Circa la metà dell’acqua incanalata nelle reti di distribuzione della Penisola non arriva nelle case degli italiani. Sfiora il 45% il tasso di dispersione idrica degli acquadotti (30 punti in più rispetto a Germania a Inghilterra). Le condizioni peggiori al Centro-Sud, dove alla scarsità della “materia prima” si aggiunge una rete colabrodo.
E lo spreco istituzionalizzato costa caro. Una vera e propria bolletta supplettiva per la collettività di circa 5 miliardi di euro, per ogni famiglia un aggravio di 200 euro. Tutta colpa di reti vecchie, mancata manutenzione e carenza di investimenti a lungo termine. “Secondo la nostra analisi – spiega Alessandro Marangoni dell’Agici, società di consulenza alle aziende di pubblica utilità – i risparmi derivanti dall’utilizzo delle materie plastiche nella costruzione di acquedotti, reti idriche ma anche fognarie si attesterebbero per gli enti locali intorno agli 85 miliardi di euro”. Interventi non più rimandabili se ben il 42,5% degli attuali acquedotti e il 31,6% delle fognature sono in condizioni tali da dover essere sostituiti in un arco temporale di 50 anni.

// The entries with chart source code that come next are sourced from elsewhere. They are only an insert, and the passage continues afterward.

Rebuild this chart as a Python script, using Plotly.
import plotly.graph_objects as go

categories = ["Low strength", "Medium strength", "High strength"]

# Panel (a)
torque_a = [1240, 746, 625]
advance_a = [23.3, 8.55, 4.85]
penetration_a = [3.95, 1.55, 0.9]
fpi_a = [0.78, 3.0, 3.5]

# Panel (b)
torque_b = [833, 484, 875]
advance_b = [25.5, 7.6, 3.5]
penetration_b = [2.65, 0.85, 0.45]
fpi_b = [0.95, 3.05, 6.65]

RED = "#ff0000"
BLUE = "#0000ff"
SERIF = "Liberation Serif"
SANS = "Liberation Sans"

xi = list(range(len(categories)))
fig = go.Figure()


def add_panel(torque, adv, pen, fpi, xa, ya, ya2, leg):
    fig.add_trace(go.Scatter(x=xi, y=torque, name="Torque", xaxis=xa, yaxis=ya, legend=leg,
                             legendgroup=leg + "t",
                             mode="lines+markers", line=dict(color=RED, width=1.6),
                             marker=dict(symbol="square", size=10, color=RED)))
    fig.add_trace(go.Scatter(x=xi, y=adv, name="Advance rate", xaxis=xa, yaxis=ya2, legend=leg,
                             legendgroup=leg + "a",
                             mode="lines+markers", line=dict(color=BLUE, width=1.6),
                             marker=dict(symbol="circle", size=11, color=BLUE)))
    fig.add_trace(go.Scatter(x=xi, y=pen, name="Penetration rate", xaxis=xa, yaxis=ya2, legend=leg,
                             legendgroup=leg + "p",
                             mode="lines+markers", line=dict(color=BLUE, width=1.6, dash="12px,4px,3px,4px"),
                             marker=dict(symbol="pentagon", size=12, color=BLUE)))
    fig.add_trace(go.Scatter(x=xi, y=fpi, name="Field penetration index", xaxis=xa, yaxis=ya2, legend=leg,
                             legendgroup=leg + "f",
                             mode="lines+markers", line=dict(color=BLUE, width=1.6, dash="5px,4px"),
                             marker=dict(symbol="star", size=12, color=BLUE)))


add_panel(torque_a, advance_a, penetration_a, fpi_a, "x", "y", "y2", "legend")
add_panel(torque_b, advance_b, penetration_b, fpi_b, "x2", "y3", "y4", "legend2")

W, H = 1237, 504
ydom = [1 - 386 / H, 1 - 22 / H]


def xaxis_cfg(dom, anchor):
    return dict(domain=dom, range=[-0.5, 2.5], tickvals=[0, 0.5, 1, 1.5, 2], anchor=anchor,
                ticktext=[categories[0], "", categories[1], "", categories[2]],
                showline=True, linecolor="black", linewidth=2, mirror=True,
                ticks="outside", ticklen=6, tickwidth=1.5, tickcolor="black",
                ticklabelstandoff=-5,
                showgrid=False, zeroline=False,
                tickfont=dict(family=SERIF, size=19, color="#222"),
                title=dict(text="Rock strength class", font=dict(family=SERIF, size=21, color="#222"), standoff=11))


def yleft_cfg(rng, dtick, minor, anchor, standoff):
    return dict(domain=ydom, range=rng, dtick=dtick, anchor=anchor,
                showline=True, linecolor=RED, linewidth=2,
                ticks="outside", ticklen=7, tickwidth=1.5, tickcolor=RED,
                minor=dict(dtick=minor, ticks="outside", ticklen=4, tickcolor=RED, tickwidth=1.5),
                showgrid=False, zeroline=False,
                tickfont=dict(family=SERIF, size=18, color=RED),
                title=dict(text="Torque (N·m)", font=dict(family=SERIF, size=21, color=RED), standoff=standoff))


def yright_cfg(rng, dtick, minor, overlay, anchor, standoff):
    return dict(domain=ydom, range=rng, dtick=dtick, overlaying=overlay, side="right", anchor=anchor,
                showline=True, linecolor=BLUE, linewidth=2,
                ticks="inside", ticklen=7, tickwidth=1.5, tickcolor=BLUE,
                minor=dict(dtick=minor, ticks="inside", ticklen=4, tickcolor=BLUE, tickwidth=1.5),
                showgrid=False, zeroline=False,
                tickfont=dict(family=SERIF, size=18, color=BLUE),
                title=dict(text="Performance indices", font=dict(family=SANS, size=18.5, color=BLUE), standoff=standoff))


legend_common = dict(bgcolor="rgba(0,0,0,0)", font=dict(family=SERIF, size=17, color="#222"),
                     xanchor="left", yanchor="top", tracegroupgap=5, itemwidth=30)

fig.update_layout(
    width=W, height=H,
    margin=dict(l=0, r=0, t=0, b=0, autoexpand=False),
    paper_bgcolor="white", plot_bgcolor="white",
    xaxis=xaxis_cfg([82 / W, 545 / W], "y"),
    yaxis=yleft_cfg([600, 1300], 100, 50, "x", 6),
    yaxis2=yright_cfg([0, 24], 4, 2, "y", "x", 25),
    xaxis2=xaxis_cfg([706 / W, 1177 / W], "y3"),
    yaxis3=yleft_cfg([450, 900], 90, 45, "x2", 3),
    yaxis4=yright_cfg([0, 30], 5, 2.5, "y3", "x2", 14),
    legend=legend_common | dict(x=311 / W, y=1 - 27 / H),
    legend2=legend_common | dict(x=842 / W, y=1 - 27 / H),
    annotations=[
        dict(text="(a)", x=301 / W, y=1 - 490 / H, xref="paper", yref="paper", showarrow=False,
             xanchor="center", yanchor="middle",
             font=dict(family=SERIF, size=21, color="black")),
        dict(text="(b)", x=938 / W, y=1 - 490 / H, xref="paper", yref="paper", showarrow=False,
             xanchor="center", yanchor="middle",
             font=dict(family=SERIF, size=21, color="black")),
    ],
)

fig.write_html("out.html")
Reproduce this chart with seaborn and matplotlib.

Con nuovi impianti costi più contenuti
Sostituire i materiali esistenti e costruire reti in plastica procura un minore impatto ambientale. Lo ha calcolato l’Agici, secondo cui produrre un chilometro di tubature in materiale plastico piuttosto che ferroso permette di risparmiare, a seconda dei diametri, l’emissione di 33-249 tonnellate di Co2. Ulteriori benefici dal minor impatto di trasporti e cantieri. I tubi plastici poi sono più economici di quelli ferrosi: 800 milioni di euro in 50 anni è il risparmio per gli acquedotti, 5,9 miliardi per le fognature. Anche i costi dell’installazione risultano più bassi: 4,4 miliardi di euro è il risparmio per gli acquedotti e 16 miliardi per le fognature.